Are we finally going to get to hear "Chrome Goes Into Motion?"
I don't think that one's on there, but there are several others that he and I had written. Including the very first song I ever played for him when he came over to my house. It's called "Something Seems To Happen At Night." He really liked it and so we took my original track and put his vocal on it. There's at least five other songs on there that I was a cowriter on.
Very cool. Like what?
"Are You Always This Hot," our version of that I think is one of them...
Okay, don't give me anymore! I don't want to ruin any surprise or suspense for the fans! We're so far away from the '70s and '80s when new things in music were a surprise. We'll keep that all secret. So what are you working on these days? You have a new album out?

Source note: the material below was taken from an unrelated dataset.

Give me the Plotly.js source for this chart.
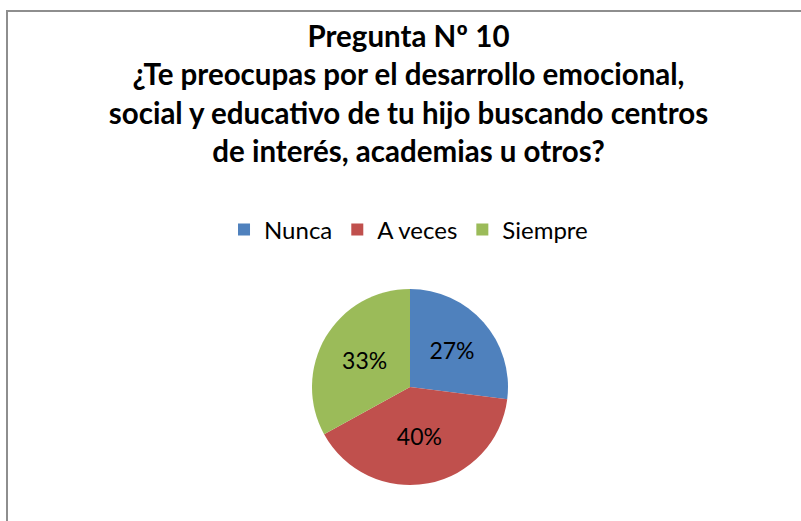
<!DOCTYPE html>
<html>
<head>
<meta charset="utf-8">
<script src="https://cdn.plot.ly/plotly-3.0.1.min.js"></script>
<style>
  html, body { margin: 0; padding: 0; background: #ffffff; }
  #wrap { position: relative; width: 801px; height: 521px; }
  #chart { position: absolute; left: 0; top: 0; width: 801px; height: 521px; }
  #frame { position: absolute; left: 6px; top: 10px; right: 0; bottom: 0;
           border-top: 2px solid #8e8e8e; border-left: 2px solid #8e8e8e; pointer-events: none; }
</style>
</head>
<body>
<div id="wrap">
  <div id="chart"></div>
  <div id="frame"></div>
</div>
<script>
const categories = ["Nunca", "A veces", "Siempre"];
const values = [27, 40, 33];
const sliceColors = ["#4F81BD", "#C0504D", "#9BBB59"];
const titleLines = [
  "Pregunta Nº 10",
  "¿Te preocupas por el desarrollo emocional,",
  "social y educativo de tu hijo buscando centros",
  "de interés, academias u otros?"
];

const W = 801, H = 521;
const trace = {
  type: "pie",
  labels: categories,
  values: values,
  sort: false,
  direction: "clockwise",
  rotation: 0,
  marker: { colors: sliceColors, line: { color: "#ffffff", width: 0 } },
  textinfo: "percent",
  texttemplate: "%{percent:.0%}",
  textposition: "inside",
  insidetextorientation: "horizontal",
  textfont: { family: "Lato, sans-serif", size: 23, color: "#000000" },
  domain: { x: [312 / W, 508 / W], y: [1 - 485 / H, 1 - 289 / H] },
  hoverinfo: "label+percent"
};

const layout = {
  width: W, height: H,
  margin: { l: 0, r: 0, t: 0, b: 0 },
  paper_bgcolor: "#ffffff",
  plot_bgcolor: "#ffffff",
  title: {
    text: titleLines.map(s => "<b>" + s + "</b>").join("<br>"),
    x: 0.51, xanchor: "center",
    y: 1 - 47 / H, yanchor: "top", yref: "container",
    font: { family: "Lato, sans-serif", size: 29.5, color: "#000000" }
  },
  showlegend: true,
  legend: {
    orientation: "h",
    x: 0.51, xanchor: "center",
    y: 1 - 230 / H, yanchor: "middle",
    font: { family: "Lato, sans-serif", size: 24, color: "#000000" },
    itemclick: false
  }
};

Plotly.newPlot("chart", [trace], layout, { displayModeBar: false, staticPlot: true });
</script>
</body>
</html>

Yeah, a new album came out a couple of months ago and it's doing really well. It's an Americana album called "Back When We Were Cool." On iTunes, search for Adam Mitchell, "Back When We Were Cool," and please download the whole album from iTunes. Don't use Spotify because the truth is all songwriters get ripped off unmercifully by Spotify. We get paid something like a thousandths of a cent per play. It's criminal. So please, download from Itunes. It's a really good album. (Laughs) Ask Gene. He loves it. On the sales chart that it's on, the Americana chart, it took a jump from number 98 to number 45 in the first week. Life is good and I'm excited to see what lies ahead!